**STATED TASK**
Give the data again exactly, from its opening line through the line in which "6.6, 5.0, 3.9]" appears.

**SUPPLIED MATERIAL**
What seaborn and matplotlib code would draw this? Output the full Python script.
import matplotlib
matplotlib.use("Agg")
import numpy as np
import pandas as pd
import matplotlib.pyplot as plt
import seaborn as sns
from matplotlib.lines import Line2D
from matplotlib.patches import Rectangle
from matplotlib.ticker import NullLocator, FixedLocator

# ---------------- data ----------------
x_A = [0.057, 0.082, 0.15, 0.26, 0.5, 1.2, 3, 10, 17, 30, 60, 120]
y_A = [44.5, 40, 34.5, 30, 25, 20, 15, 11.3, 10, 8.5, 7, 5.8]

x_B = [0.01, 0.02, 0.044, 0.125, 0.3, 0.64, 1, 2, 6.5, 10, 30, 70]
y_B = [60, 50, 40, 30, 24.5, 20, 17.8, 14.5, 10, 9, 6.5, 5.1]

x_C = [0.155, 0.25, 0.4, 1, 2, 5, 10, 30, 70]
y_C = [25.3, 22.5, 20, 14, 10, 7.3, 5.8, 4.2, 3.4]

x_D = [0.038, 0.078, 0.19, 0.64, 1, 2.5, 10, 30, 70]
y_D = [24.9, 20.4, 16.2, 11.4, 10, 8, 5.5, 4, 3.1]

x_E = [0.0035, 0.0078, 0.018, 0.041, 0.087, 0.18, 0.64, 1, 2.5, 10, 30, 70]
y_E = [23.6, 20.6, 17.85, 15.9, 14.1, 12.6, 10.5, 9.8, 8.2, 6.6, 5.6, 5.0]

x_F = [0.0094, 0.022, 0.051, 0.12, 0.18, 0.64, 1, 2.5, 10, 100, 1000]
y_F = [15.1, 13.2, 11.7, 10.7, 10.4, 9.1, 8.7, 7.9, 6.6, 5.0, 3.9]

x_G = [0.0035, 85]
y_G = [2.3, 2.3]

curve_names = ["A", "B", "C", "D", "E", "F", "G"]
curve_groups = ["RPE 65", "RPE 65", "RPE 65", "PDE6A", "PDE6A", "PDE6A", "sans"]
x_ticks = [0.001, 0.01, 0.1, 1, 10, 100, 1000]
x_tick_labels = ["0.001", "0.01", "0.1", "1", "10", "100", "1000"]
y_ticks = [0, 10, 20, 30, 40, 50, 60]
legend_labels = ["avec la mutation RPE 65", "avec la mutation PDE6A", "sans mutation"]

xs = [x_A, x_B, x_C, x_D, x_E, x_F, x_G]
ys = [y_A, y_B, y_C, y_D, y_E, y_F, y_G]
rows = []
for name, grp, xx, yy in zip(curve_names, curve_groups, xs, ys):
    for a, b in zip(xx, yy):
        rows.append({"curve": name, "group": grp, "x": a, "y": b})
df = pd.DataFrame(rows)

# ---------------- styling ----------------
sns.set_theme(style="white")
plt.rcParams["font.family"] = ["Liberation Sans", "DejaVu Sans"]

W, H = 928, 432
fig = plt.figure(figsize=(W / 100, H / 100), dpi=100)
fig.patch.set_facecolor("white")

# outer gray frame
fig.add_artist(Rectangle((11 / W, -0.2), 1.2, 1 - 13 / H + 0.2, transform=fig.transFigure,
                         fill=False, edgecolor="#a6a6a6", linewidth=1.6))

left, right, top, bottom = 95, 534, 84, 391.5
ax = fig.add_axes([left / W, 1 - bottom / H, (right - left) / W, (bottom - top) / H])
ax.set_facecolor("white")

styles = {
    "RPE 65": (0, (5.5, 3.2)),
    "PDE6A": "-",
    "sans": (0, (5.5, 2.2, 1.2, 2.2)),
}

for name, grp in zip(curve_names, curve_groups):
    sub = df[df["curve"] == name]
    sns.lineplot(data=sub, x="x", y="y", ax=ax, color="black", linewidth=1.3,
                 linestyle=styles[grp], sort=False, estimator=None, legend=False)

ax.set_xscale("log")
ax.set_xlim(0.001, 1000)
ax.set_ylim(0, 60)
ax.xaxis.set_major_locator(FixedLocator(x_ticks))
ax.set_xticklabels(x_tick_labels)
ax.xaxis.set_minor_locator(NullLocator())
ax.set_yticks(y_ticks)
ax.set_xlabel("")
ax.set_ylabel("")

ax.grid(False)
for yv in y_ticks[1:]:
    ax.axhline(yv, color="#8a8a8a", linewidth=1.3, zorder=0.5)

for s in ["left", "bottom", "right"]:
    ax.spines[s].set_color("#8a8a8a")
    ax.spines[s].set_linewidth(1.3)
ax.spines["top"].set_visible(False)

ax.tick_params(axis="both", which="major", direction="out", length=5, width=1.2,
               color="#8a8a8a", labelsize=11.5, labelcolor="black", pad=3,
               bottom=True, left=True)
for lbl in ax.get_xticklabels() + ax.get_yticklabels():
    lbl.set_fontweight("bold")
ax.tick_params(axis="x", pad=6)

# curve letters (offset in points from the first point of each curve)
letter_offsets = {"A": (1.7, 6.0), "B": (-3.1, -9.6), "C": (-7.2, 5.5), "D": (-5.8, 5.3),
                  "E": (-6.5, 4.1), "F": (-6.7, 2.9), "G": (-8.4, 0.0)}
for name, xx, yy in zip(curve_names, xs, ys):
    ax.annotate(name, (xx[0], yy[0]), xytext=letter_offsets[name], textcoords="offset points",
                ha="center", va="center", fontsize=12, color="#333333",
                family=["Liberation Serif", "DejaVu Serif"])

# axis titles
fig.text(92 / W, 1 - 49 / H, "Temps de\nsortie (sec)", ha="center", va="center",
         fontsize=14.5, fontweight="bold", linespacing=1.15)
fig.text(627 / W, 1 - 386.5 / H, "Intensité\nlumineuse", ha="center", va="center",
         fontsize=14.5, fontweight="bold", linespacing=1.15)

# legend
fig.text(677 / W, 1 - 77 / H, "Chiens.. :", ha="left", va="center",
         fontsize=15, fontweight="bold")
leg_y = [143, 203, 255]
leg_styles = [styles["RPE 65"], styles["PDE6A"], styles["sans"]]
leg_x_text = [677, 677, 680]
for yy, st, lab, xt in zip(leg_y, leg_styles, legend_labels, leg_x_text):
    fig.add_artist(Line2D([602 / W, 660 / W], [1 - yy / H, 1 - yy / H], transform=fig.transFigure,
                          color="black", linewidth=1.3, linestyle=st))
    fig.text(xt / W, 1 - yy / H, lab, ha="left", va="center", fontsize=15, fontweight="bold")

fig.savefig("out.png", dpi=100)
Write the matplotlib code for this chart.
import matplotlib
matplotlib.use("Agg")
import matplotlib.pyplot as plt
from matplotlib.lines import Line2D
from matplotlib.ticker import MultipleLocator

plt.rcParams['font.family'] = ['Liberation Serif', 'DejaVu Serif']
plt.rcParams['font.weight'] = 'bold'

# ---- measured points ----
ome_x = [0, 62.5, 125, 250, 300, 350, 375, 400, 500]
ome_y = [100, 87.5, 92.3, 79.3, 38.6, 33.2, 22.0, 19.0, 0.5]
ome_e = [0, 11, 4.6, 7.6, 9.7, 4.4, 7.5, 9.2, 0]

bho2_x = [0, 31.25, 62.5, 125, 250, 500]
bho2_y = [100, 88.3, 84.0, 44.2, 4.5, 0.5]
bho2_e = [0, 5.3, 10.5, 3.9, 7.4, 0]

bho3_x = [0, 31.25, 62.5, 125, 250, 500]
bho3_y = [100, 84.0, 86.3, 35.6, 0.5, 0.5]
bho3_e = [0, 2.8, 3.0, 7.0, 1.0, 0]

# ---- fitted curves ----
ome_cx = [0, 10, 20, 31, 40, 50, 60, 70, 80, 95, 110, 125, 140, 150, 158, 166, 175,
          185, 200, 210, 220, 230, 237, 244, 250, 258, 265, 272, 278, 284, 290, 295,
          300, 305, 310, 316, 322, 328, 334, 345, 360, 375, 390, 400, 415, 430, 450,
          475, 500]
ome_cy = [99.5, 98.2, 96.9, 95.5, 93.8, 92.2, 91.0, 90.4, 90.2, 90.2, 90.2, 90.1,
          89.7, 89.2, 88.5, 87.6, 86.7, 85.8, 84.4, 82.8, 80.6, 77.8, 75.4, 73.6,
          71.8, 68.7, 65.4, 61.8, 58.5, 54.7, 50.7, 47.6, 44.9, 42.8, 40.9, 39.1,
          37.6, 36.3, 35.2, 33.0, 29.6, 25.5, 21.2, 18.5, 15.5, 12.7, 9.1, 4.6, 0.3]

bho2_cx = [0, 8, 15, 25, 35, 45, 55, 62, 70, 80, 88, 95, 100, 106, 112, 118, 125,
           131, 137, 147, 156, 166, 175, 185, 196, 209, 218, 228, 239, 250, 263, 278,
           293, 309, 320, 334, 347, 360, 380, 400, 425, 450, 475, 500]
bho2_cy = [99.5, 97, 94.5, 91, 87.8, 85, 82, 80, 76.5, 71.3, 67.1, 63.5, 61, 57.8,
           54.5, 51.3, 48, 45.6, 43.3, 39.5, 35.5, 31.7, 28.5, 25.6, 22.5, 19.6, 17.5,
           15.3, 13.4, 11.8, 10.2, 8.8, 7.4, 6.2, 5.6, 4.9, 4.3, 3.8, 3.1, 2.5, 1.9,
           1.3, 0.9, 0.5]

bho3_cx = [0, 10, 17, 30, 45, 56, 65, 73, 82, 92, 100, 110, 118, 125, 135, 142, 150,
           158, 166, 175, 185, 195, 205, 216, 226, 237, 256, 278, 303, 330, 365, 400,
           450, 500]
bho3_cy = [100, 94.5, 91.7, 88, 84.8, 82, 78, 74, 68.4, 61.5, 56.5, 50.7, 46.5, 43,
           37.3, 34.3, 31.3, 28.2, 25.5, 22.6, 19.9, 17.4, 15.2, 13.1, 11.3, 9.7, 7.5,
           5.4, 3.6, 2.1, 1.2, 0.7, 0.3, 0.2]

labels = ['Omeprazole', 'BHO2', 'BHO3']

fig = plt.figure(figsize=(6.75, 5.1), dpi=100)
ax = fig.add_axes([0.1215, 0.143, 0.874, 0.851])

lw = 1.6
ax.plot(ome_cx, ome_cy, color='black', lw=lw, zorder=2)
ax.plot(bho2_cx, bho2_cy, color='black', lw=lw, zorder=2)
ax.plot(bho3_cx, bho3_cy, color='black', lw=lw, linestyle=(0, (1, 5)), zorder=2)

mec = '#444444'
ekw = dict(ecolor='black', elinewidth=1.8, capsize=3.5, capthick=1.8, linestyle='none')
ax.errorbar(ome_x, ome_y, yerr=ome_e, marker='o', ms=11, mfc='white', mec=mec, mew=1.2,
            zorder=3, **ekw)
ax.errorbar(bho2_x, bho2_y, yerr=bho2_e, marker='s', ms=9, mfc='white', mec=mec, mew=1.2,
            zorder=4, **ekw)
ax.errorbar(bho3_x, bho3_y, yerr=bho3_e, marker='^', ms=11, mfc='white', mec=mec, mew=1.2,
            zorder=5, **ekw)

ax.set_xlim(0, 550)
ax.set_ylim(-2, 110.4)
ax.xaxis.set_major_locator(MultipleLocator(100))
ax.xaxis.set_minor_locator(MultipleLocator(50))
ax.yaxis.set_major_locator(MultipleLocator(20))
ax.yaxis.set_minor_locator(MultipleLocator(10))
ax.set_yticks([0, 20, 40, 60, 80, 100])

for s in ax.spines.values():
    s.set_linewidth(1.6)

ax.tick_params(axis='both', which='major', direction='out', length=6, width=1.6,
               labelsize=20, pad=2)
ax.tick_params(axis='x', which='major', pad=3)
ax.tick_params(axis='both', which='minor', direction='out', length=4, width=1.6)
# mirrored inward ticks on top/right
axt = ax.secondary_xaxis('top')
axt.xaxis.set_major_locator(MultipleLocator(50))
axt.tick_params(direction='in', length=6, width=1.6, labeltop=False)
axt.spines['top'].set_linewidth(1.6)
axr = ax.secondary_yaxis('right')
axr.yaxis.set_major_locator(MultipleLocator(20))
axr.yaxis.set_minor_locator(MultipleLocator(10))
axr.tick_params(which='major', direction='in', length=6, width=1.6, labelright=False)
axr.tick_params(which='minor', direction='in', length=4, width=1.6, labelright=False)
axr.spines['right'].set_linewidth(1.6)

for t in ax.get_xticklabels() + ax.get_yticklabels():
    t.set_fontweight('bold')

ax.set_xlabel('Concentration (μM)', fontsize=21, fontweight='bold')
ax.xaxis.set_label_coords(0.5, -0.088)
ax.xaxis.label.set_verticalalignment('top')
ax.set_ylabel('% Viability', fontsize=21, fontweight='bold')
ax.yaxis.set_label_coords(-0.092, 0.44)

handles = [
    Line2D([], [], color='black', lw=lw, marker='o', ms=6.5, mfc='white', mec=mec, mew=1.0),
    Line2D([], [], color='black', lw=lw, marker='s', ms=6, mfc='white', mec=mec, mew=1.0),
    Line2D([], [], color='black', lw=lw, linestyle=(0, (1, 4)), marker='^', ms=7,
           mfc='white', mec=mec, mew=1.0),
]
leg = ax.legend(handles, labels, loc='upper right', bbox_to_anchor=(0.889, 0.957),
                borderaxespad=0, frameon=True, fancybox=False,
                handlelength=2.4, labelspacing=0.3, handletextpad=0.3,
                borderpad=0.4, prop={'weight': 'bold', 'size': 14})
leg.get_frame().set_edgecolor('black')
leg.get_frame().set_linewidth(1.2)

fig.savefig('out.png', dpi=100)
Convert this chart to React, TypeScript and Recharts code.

**RESPONSE**
What seaborn and matplotlib code would draw this? Output the full Python script.
import matplotlib
matplotlib.use("Agg")
import numpy as np
import pandas as pd
import matplotlib.pyplot as plt
import seaborn as sns
from matplotlib.lines import Line2D
from matplotlib.patches import Rectangle
from matplotlib.ticker import NullLocator, FixedLocator

# ---------------- data ----------------
x_A = [0.057, 0.082, 0.15, 0.26, 0.5, 1.2, 3, 10, 17, 30, 60, 120]
y_A = [44.5, 40, 34.5, 30, 25, 20, 15, 11.3, 10, 8.5, 7, 5.8]

x_B = [0.01, 0.02, 0.044, 0.125, 0.3, 0.64, 1, 2, 6.5, 10, 30, 70]
y_B = [60, 50, 40, 30, 24.5, 20, 17.8, 14.5, 10, 9, 6.5, 5.1]

x_C = [0.155, 0.25, 0.4, 1, 2, 5, 10, 30, 70]
y_C = [25.3, 22.5, 20, 14, 10, 7.3, 5.8, 4.2, 3.4]

x_D = [0.038, 0.078, 0.19, 0.64, 1, 2.5, 10, 30, 70]
y_D = [24.9, 20.4, 16.2, 11.4, 10, 8, 5.5, 4, 3.1]

x_E = [0.0035, 0.0078, 0.018, 0.041, 0.087, 0.18, 0.64, 1, 2.5, 10, 30, 70]
y_E = [23.6, 20.6, 17.85, 15.9, 14.1, 12.6, 10.5, 9.8, 8.2, 6.6, 5.6, 5.0]

x_F = [0.0094, 0.022, 0.051, 0.12, 0.18, 0.64, 1, 2.5, 10, 100, 1000]
y_F = [15.1, 13.2, 11.7, 10.7, 10.4, 9.1, 8.7, 7.9, 6.6, 5.0, 3.9]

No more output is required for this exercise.